Pas sorciers, les maux du manioc !
Baisse des rendements agricoles, perte de virilité et
avortements inexpliqués… Autant de maux attribués aux sorciers qui sont dus en
réalité à de mauvaises techniques de culture et de préparation du manioc. Une
équipe d'universitaires centrafricains sillonnent villes et villages du pays
afin de l'expliquer aux populations.
Journée exceptionnelle à l’Institut supérieur de
développement rural (Isdr), une école perdue dans la forêt dense de
Tougbato, une célèbre troupe de théâtre du pays, fait son
entrée. Foule en délire. Tonnerre d’applaudissements. Le spectacle commence. La
scène représente un tribunal populaire présidé par Johnny Joslin
Koïsset-Ganitoua, le chef du village. Balekouzou Diana, une jeune femme,
s'avance, l’air triste. Elle brandit des feuilles de manioc tachetées de
plusieurs couleurs, puis les jette devant le chef en accusant : "Voyez !
Mon voisin a ensorcelé mon champ. Ça ne produit plus. Je veux une réparation
!"
A la suite de Diana, Ngueremandji Pélagie accuse son mari
d’impuissance sexuelle. "Il dort la nuit sans se mouvoir", précise-t-elle,
avant d'annoncer le divorce. Eclats de rire dans l'assistance. L’époux mis en
cause, un homme robuste, arrache la parole et déplore à son tour les multiples
avortements causés par son épouse. La rage au coeur, le chef s'en prend aux
sorciers de son village et traite avec dédain l'époux, qualifié
"d’amorphe, de mari irresponsable".
Conseils de fabrication
Debato Chrystel, un chercheur, intervient alors pour
préciser que la baisse de production de manioc, attribuée à tort aux sorciers,
est plutôt due à la mosaïque africaine du manioc. "Cette maladie provoque
une baisse considérable du rendement en tubercules. Sa propagation se fait au
moyen d’un insecte vecteur, la mouche blanche (ou mouche du tabac, Bemisia
tabaci), et à travers le bouturage (mise en terre de matériel végétal
contaminé, Ndlr)", soutient-il. Le regard fixé sur la première plaignante,
il martèle encore : "il faut dorénavant choisir des boutures saines
!"
Etudiants et professeurs, attentifs, prennent des notes.

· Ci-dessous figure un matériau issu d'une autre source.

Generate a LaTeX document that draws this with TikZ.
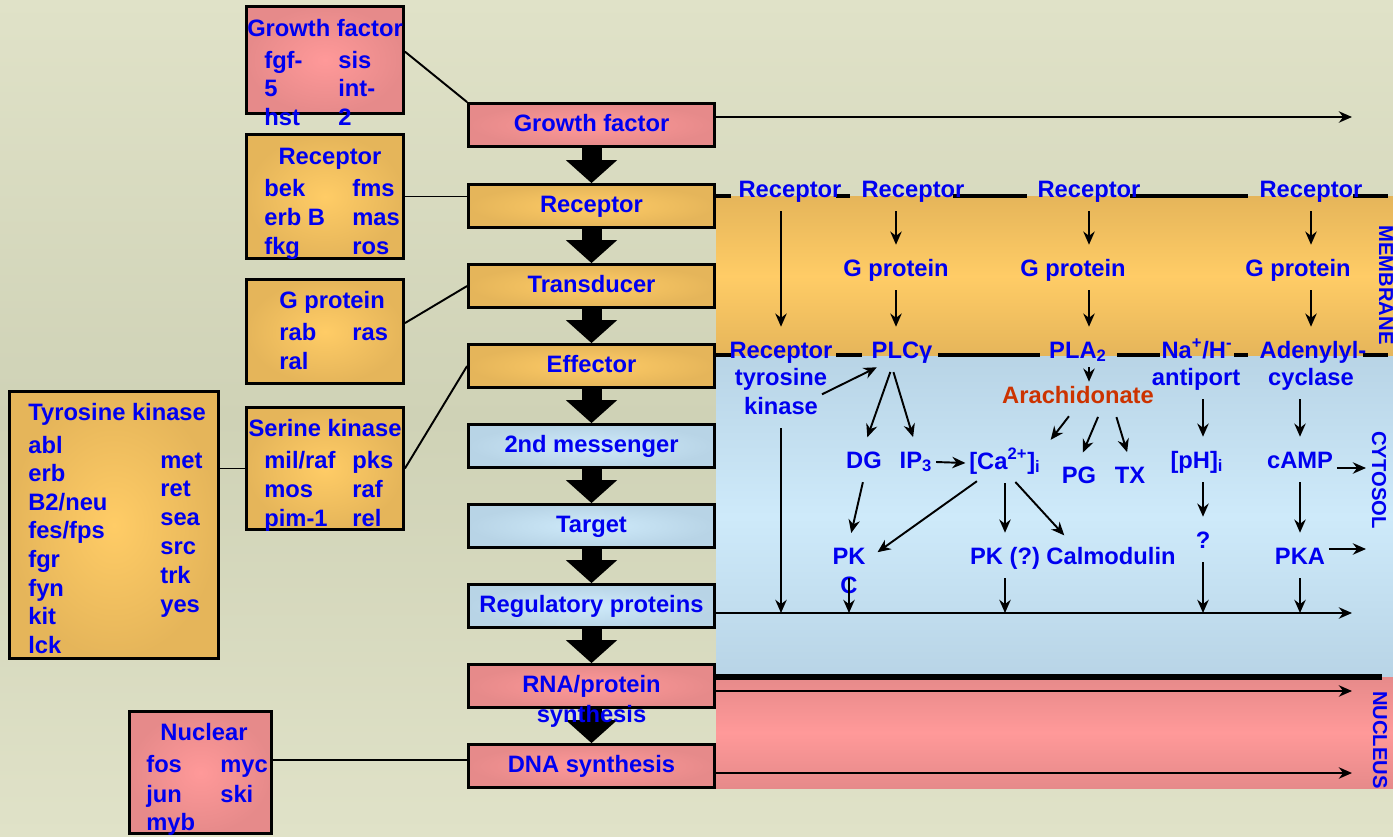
\documentclass[tikz,border=0pt]{standalone}
\usepackage{fontspec}
\setmainfont{Liberation Sans}
\usetikzlibrary{arrows.meta}
\definecolor{bgtop}{RGB}{224,226,200}
\definecolor{bgmid}{RGB}{207,210,182}
\definecolor{pinkin}{RGB}{255,153,153}
\definecolor{pinkout}{RGB}{230,138,138}
\definecolor{orin}{RGB}{255,204,102}
\definecolor{orout}{RGB}{229,181,90}
\definecolor{blin}{RGB}{206,234,250}
\definecolor{blout}{RGB}{184,212,230}
\definecolor{txtblue}{RGB}{0,0,240}
\definecolor{arachred}{RGB}{204,51,0}

\begin{document}
\begin{tikzpicture}[x=0.02cm, y=-0.02cm]
	\tikzstyle{lbl}=[text=txtblue, font=\bfseries\fontsize{13.5}{16}\selectfont, text height=10pt, text depth=3pt, inner sep=2pt]
	\tikzstyle{item}=[lbl, anchor=west, inner sep=0pt]
	\tikzstyle{vlbl}=[text=txtblue, font=\bfseries\fontsize{11.5}{13}\selectfont, rotate=-90, inner sep=0pt]
	\tikzstyle{pinkfill}=[shade, inner color=pinkin, outer color=pinkout]
	\tikzstyle{orfill}=[shade, inner color=orin, outer color=orout]
	\tikzstyle{blfill}=[shade, inner color=blin, outer color=blout]
	\tikzstyle{mbox}=[lbl, draw, line width=1.6pt, minimum width=4.92cm, minimum height=0.86cm]
	\tikzstyle{sbox}=[draw, line width=1.6pt, inner sep=0pt]
	\tikzstyle{conn}=[line width=1.1pt]
	\tikzstyle{arr}=[line width=1.1pt, -{Stealth[length=7.5pt,width=6.5pt]}]
	\tikzstyle{link}=[arr, shorten <=0.1cm, shorten >=0.2cm]
	\tikzstyle{drop}=[arr, shorten <=0.1cm]
	\tikzstyle{bigarr}=[line width=0.4cm, -{Triangle[length=0.46cm,width=1cm]}]
	\tikzstyle{memline}=[line width=2.8pt]
	
	\useasboundingbox (0,0) rectangle (1393,836);
	\shade[top color=bgtop, bottom color=bgtop, middle color=bgmid] (0,0) rectangle (1393,836);
	\shade[top color=orout, bottom color=orout, middle color=orin] (716,196) rectangle (1393,356);
	\shade[top color=blout, bottom color=blout, middle color=blin] (716,356) rectangle (1393,677);
	\shade[top color=pinkout, bottom color=pinkout, middle color=pinkin] (716,677) rectangle (1393,788);
	
	\foreach \a/\b in {716/731,836/850,953/1027,1130/1248,1353/1388}
	\draw[memline] (\a,196) -- (\b,196);
	\foreach \a/\b in {716/731,836/862,938/1040,1117/1160,1234/1248,1363/1388}
	\draw[memline] (\a,355) -- (\b,355);
	\draw[line width=3.4pt] (716,677) -- (1382,677);
	
	\foreach \n/\y/\t/\c in {gf/125/Growth factor/pinkfill, rec/206/Receptor/orfill, tra/286/Transducer/orfill, eff/366/Effector/orfill, sec/446/2nd messenger/blfill, tar/526/Target/blfill, reg/606/Regulatory proteins/blfill, rna/686/RNA\slash protein/pinkfill, dna/766/DNA synthesis/pinkfill}
	\node[mbox,\c](m-\n) at (591.5,\y) {\t};
	
	\foreach \a/\b in {gf/rec,rec/tra,tra/eff,eff/sec,sec/tar,tar/reg,reg/rna,rna/dna}
	\draw[bigarr] (m-\a) -- (m-\b);
	\node[lbl](m-syn) at (591.5,716) {synthesis};
	
	\node[sbox,pinkfill,minimum width=3.14cm,minimum height=2.14cm](gfb) at (325,60) {};
	\node[sbox,orfill,minimum width=3.14cm,minimum height=2.48cm](recb) at (325,196.5) {};
	\node[sbox,orfill,minimum width=3.14cm,minimum height=2.08cm](gpb) at (325,331.5) {};
	\node[sbox,orfill,minimum width=3.14cm,minimum height=2.44cm](serb) at (325,468.5) {};
	\node[sbox,orfill,minimum width=4.18cm,minimum height=5.34cm](tyrb) at (114,525) {};
	\node[sbox,pinkfill,minimum width=2.84cm,minimum height=2.44cm](nucb) at (200.5,772.5) {};
	
	\node[lbl](gf-t) at (325,30) {Growth factor};
	\foreach \a/\b [count=\i] in {fgf-/sis, 5/int-, hst/2}{
		\node[item](gf-a\i) at (264,{33.5+28.5*\i}) {\a};
		\node[item](gf-b\i) at (338,{33.5+28.5*\i}) {\b};
	}
	\node[lbl](rec-t) at (330,158) {Receptor};
	\foreach \a/\b [count=\i] in {bek/fms, erb B/mas, fkg/ros}{
		\node[item](rec-a\i) at (264,{161+29*\i}) {\a};
		\node[item](rec-b\i) at (352,{161+29*\i}) {\b};
	}
	\node[item](gp-t) at (279,302) {G protein};
	\node[item](gp-a1) at (279,334) {rab};
	\node[item](gp-b1) at (352,334) {ras};
	\node[item](gp-a2) at (279,363) {ral};
	\node[lbl](ser-t) at (325,430) {Serine kinase};
	\foreach \a/\b [count=\i] in {mil\slash raf/pks, mos/raf, pim-1/rel}{
		\node[item](ser-a\i) at (264,{433+29*\i}) {\a};
		\node[item](ser-b\i) at (352,{433+29*\i}) {\b};
	}
	\node[item](tk-t) at (28,414) {Tyrosine kinase};
	\foreach \t [count=\i] in {abl,erb,B2/neu,fes/fps,fgr,fyn,kit,lck}
	\node[item](tk-a\i) at (28,{418.4+28.6*\i}) {\t};
	\foreach \t [count=\i] in {met,ret,sea,src,trk,yes}
	\node[item](tk-b\i) at (160,{433.2+28.8*\i}) {\t};
	\node[lbl](nuc-t) at (204,734) {Nuclear};
	\foreach \a/\b [count=\i] in {fos/myc, jun/ski}{
		\node[item](nuc-a\i) at (146,{736+30*\i}) {\a};
		\node[item](nuc-b\i) at (220,{736+30*\i}) {\b};
	}
	\node[item](nuc-a3) at (146,824) {myb};
	
	\draw[conn] (gfb.6) -- (m-gf.north west);
	\draw[conn] (recb.east) -- (recb.east -| m-rec.west);
	\draw[conn] (gpb.6) -- (m-tra.west);
	\draw[conn] (serb.east) -- (m-eff.west);
	\draw[conn] (tyrb.east |- serb.west) -- (serb.west);
	\draw[conn] (nucb.10) -- (nucb.10 -| m-dna.west);
	
	\node[lbl](r1) at (790,191) {Receptor};
	\node[lbl](r2) at (913,191) {Receptor};
	\node[lbl](r3) at (1089,191) {Receptor};
	\node[lbl](r4) at (1311,191) {Receptor};
	\node[lbl](g2) at (896,270) {G protein};
	\node[lbl](g3) at (1073,270) {G protein};
	\node[lbl](g4) at (1298,270) {G protein};
	\node[lbl](rtk) at (781,352) {Receptor};
	\node[lbl](plc) at (902,352) {PLCγ};
	\node[lbl](pla) at (1078,352) {PLA\textsubscript{2}};
	\node[lbl](na) at (1197,352) {Na\textsuperscript{+}/H\textsuperscript{-}};
	\node[lbl](ad) at (1313,352) {Adenylyl-};
	\node[lbl](ty) at (781,379) {tyrosine};
	\node[lbl](ki) at (781,408) {kinase};
	\node[lbl](anti) at (1196,379) {antiport};
	\node[lbl](cyc) at (1311,379) {cyclase};
	\node[lbl,text=arachred](arach) at (1078,397) {Arachidonate};
	\node[lbl](dg) at (864,462) {DG};
	\node[lbl](ip) at (916,462) {IP\textsubscript{3}};
	\node[lbl](ca) at (1005,463) {[Ca\textsuperscript{2+}]\textsubscript{i}};
	\node[lbl](ph) at (1197,462) {[pH]\textsubscript{i}};
	\node[lbl](camp) at (1300,462) {cAMP};
	\node[lbl](pg) at (1079,477) {PG};
	\node[lbl](tx) at (1130,477) {TX};
	\node[lbl](q) at (1203,542) {?};
	\node[lbl](pk) at (849,558) {PK};
	\node[lbl](pkc) at (849,587) {C};
	\node[lbl](pkq) at (1005,558) {PK (?)};
	\node[lbl](calm) at (1111,558) {Calmodulin};
	\node[lbl](pka) at (1300,558) {PKA};
	
	\node[vlbl](mem) at (1386,285) {MEMBRANE};
	\node[vlbl](cyt) at (1379,480) {CYTOSOL};
	\node[vlbl](nuc) at (1380,740) {NUCLEUS};
	
	\coordinate (gfend) at (1352,117);
	\coordinate (hl) at (1352,613);
	\coordinate (nuc1) at (1352,691);
	\coordinate (nuc2) at (1352,773);
	\coordinate (rt1) at (1366,468);
	\coordinate (rt2) at (1366,549);
	
	\draw[arr] (m-gf.east |- gfend) -- (gfend);
	\draw[arr] (m-reg.east |- hl) -- (hl);
	\draw[arr] (m-rna.east |- nuc1) -- (nuc1);
	\draw[arr] (m-dna.east |- nuc2) -- (nuc2);
	
	\draw[link] (r1.south -| rtk) -- (rtk.north);
	\draw[link] (r2.south -| g2) -- (g2.north);
	\draw[link] (g2.south) -- (g2.south |- plc.north);
	\draw[link] (r3.south) -- (r3.south |- g3.north);
	\draw[link] (g3.south -| r3) -- (pla.north -| r3);
	\draw[link] (r4.south) -- (r4.south |- g4.north);
	\draw[link] (g4.south -| r4) -- (ad.north -| r4);
	
	\draw[arr] ([xshift=-0.18cm]ty.south east) -- ([xshift=0.18cm]plc.south west);
	\draw[link] ([xshift=-0.2cm]plc.south) -- (dg.north);
	\draw[link] ([xshift=-0.2cm]plc.south) -- (ip.north);
	\draw[arr] (ip.east) -- (ca.west);
	\draw[arr] (pla.south -| r3) -- (arach.north -| r3);
	\draw[link] ([xshift=-0.12cm]arach.south) -- (ca.north east);
	\draw[link] ([xshift=0.44cm]arach.south) -- (pg.north);
	\draw[link] ([xshift=0.74cm]arach.south) -- (tx.north);
	\draw[link] (anti.south -| q) -- (ph.north -| q);
	\draw[link] (ph.south -| q) -- (q.north);
	\draw[link] (cyc.south -| camp) -- (camp.north);
	\draw[arr] (camp.east |- rt1) -- (rt1);
	\draw[link] (camp.south) -- (pka.north);
	\draw[arr] (pka.east |- rt2) -- (rt2);
	\draw[link] (dg.south) -- (pk.north);
	\draw[link] ([xshift=-0.48cm]ca.south) -- (pk.east);
	\draw[link] (ca.south -| pkq) -- (pkq.north);
	\draw[link] ([xshift=0.14cm]ca.south) -- ([xshift=-0.8cm]calm.north);
	
	\draw[drop] (ki.south) -- (ki.south |- hl);
	\draw[drop] (pk.south) -- (pk.south |- hl);
	\draw[drop] (pkq.south) -- (pkq.south |- hl);
	\draw[drop] (q.south) -- (q.south |- hl);
	\draw[drop] (pka.south) -- (pka.south |- hl);
\end{tikzpicture}
\end{document}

Répondant aux autres plaintes, le chercheur précise que la consommation du
manioc mal roui est l’une des causes de l’impuissance sexuelle et des
avortements non provoqués. Des prospectus distribués au public présentent le
processus de fabrication conseillé : fermentation dans un fût en plastique,
épluchage, broyage, et séchage sur une aire aménagée. "Nous n'avons jamais
appris cela…", confesse Valery Bianda, étudiante en agronomie.
La parole est ensuite donnée aux spectateurs pour une séance
de questions-réponses. Innocent Zinga, biologiste et enseignant à l’Université
de Bangui, distingue "le bon manioc" qui donne "une boule qui ne
colle pas aux doigts" du "manioc mal préparé" qui abouti à
"une boule fade contenant du cyanure, une substance toxique qui agit au
niveau du cerveau sur l’hypothalamus et provoque l’avortement ou l’impuissance
sexuelle."
Théâtre, bandes
dessinées, émissions
"Nous sommes ici dans le cadre de la seconde phase de '
Une première opération dans les quartiers de Bangui avait
touché plus de 6 000 personnes d'avril à septembre 2005, d'après les
organisateurs. "Nous constatons un changement de comportement de la
population de la capitale par rapport à la consommation du manioc et de
l’eau", se félicite Pierre Poukale, un autre membre de l'équipe.